La sveglia delle cinque
Anche negli anni romani più notturni mi alzavo presto. Dormivo sul divano da amici, poi all’alba sparivo senza che nessuno mi vedesse. Da circa un anno però ho fatto un passo in più: ho fissato la sveglia alle 5. Tutti i giorni, lavoro o riposo, estate o inverno. In realtà mi sveglio quasi sempre prima, ma aspetto che suoni: non è un colpo di ansia per la giornata che arriva, è il mio momento preferito.
Quel suono è diventato una sigla d’apertura — come i cartoni su ReteCapri con cui mia madre mi svegliava alle 7 quando ero bambino. È un suono “bello” perché fa scattare la routine che il mio cervello desidera: qualche flessione, una doccia, vitamina C, e poi, sorseggiando un caffè, mi siedo al computer. Lì lavoro, ascolto musica, scrivo, cerco. La caffeina fa la sua parte: bloccando i recettori dell’adenosina facilita la circolazione della dopamina nei circuiti nervosi e alimenta la motivazione. È come se il cervello smettesse di chiedersi che giorno sia: ciò che vuole è la routine, a prescindere.
Verso le sette faccio colazione e, se non devo correre a scuola, passo in palestra per una breve sessione. Vado quasi sempre a letto presto (per gli altri “presto”, per me “giusto”); ma anche quando rientro tardi, alle cinque la routine parte comunque: durante il giorno sono un po’ più affaticato, poi mi riassesto.

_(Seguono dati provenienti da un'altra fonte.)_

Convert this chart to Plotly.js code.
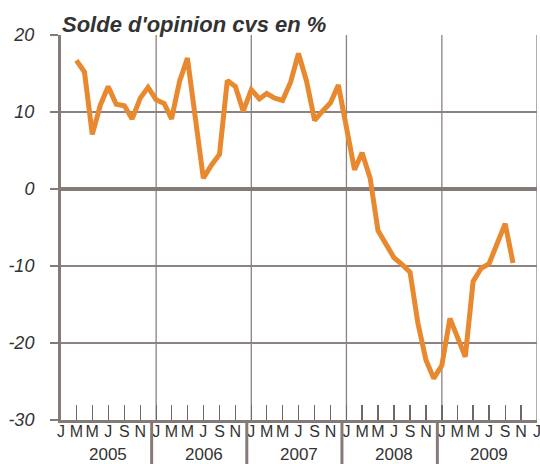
<!DOCTYPE html>
<html>
<head>
<meta charset="utf-8">
<script src="https://cdn.plot.ly/plotly-3.0.1.min.js"></script>
<style>html,body{margin:0;padding:0;background:#fff;}#chart{width:540px;height:464px;}</style>
</head>
<body>
<div id="chart"></div>
<script>
// ---- data ----
var months = [
  "2005-03","2005-04","2005-05","2005-06","2005-07","2005-08","2005-09","2005-10","2005-11","2005-12",
  "2006-01","2006-02","2006-03","2006-04","2006-05","2006-06","2006-07","2006-08","2006-09","2006-10","2006-11","2006-12",
  "2007-01","2007-02","2007-03","2007-04","2007-05","2007-06","2007-07","2007-08","2007-09","2007-10","2007-11","2007-12",
  "2008-01","2008-02","2008-03","2008-04","2008-05","2008-06","2008-07","2008-08","2008-09","2008-10","2008-11","2008-12",
  "2009-01","2009-02","2009-03","2009-04","2009-05","2009-06","2009-07","2009-08","2009-09","2009-10"
];
var solde = [
  16.7, 15.2, 7.1, 10.9, 13.3, 11.0, 10.8, 9.1, 11.8, 13.2,
  11.6, 11.1, 9.1, 14.0, 17.0, 9.2, 1.4, 3.1, 4.5, 14.1, 13.3, 10.1,
  12.9, 11.7, 12.4, 11.8, 11.5, 13.9, 17.6, 14.0, 8.9, 10.1, 11.2, 13.5,
  8.0, 2.5, 4.7, 1.4, -5.4, -7.2, -8.9, -9.8, -10.8, -17.4, -22.2, -24.6,
  -22.9, -16.8, -19.3, -21.8, -12.0, -10.3, -9.7, -7.1, -4.5, -9.6
];
var years = ["2005","2006","2007","2008","2009"];
var monthLetters = ["J","M","M","J","S","N"];
var monthNums = ["01","03","05","07","09","11"];
var endYear = "2010";
var yTickVals = [-30, -20, -10, 0, 10, 20];
var yTickText = ["-30", "-20", "-10", "0", "10", "20"];
var titleText = "Solde d'opinion cvs en %";

// ---- styles ----
var gridCol = "#8c8280";
var axisCol = "#847a77";
var textCol = "#333333";
var lineCol = "#E8892F";

var tickvals = [], ticktext = [];
years.forEach(function(y){
  monthNums.forEach(function(m, i){ tickvals.push(y + "-" + m + "-01"); ticktext.push(monthLetters[i]); });
});
tickvals.push(endYear + "-01-01"); ticktext.push(monthLetters[0]);

var shapes = [];
var boundaries = years.slice(1).concat([endYear]);
boundaries.forEach(function(y){
  shapes.push({type:"line", xref:"x", yref:"paper", x0:y+"-01-01", x1:y+"-01-01", y0:0, y1:1,
    line:{color:gridCol, width:1.3}, layer:"below"});
});
years.slice(1).forEach(function(y){
  shapes.push({type:"line", xref:"x", yref:"paper", xsizemode:"pixel", xanchor:y+"-01-01",
    x0:-4.5, x1:-4.5, y0:0, y1:-0.13, line:{color:axisCol, width:3}});
});

var annotations = years.map(function(y){
  return {xref:"x", yref:"paper", x:y+"-07-02", y:-0.089, text:y, showarrow:false,
    xanchor:"center", yanchor:"middle",
    font:{family:"Liberation Sans, Arial, sans-serif", size:17, color:textCol}};
});

var trace = {
  x: months.map(function(m){ return m + "-01"; }),
  y: solde,
  type: "scatter",
  mode: "lines",
  line: {color: lineCol, width: 5},
  hoverinfo: "skip"
};

var layout = {
  width: 540, height: 464,
  margin: {l: 61, r: 2.5, t: 35, b: 44},
  paper_bgcolor: "#ffffff", plot_bgcolor: "#ffffff",
  showlegend: false,
  title: {text: titleText, x: 62/540, xref: "container", xanchor: "left",
    y: 1 - 24/464, yref: "container", yanchor: "middle",
    font: {family: "Liberation Sans, Arial, sans-serif", size: 22, color: textCol, weight: "bold", style: "italic"}},
  xaxis: {
    type: "date", range: ["2005-01-01", endYear + "-01-01"],
    tickmode: "array", tickvals: tickvals, ticktext: ticktext, tickangle: 0,
    ticklabeloverflow: "allow", ticklabelstandoff: -5,
    ticks: "inside", ticklen: 15, tickwidth: 1.3, tickcolor: "#6e6866",
    showgrid: false, zeroline: false,
    showline: true, linewidth: 3, linecolor: axisCol,
    tickfont: {family: "Liberation Sans, Arial, sans-serif", size: 16, color: textCol},
    fixedrange: true
  },
  yaxis: {
    range: [-30, 20], tickmode: "array", tickvals: yTickVals, ticktext: yTickText,
    ticks: "outside", ticklen: 8, tickwidth: 1.3, tickcolor: axisCol,
    showgrid: true, gridcolor: gridCol, gridwidth: 1.3,
    zeroline: true, zerolinecolor: axisCol, zerolinewidth: 3.5,
    showline: true, linewidth: 3, linecolor: axisCol,
    ticklabelstandoff: 12,
    tickfont: {family: "Liberation Sans, Arial, sans-serif", size: 18, color: textCol, style: "italic"},
    fixedrange: true
  },
  shapes: shapes,
  annotations: annotations
};

Plotly.newPlot("chart", [trace], layout, {displayModeBar: false, staticPlot: true});
</script>
</body>
</html>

Non voglio insegnare nulla a nessuno. Mi piace però raccontare questa cosa perché stupisce prima di tutto me: io odiavo le sveglie. Ricordo quando una mia ex le impostava alle 7 per andare a lavorare: cercavo di svegliarmi prima pur di non sentirla, mi alzavo e me ne andavo. Oggi invece il trillo delle cinque mi rassicura. È la campanella che apre la mia giornata migliore.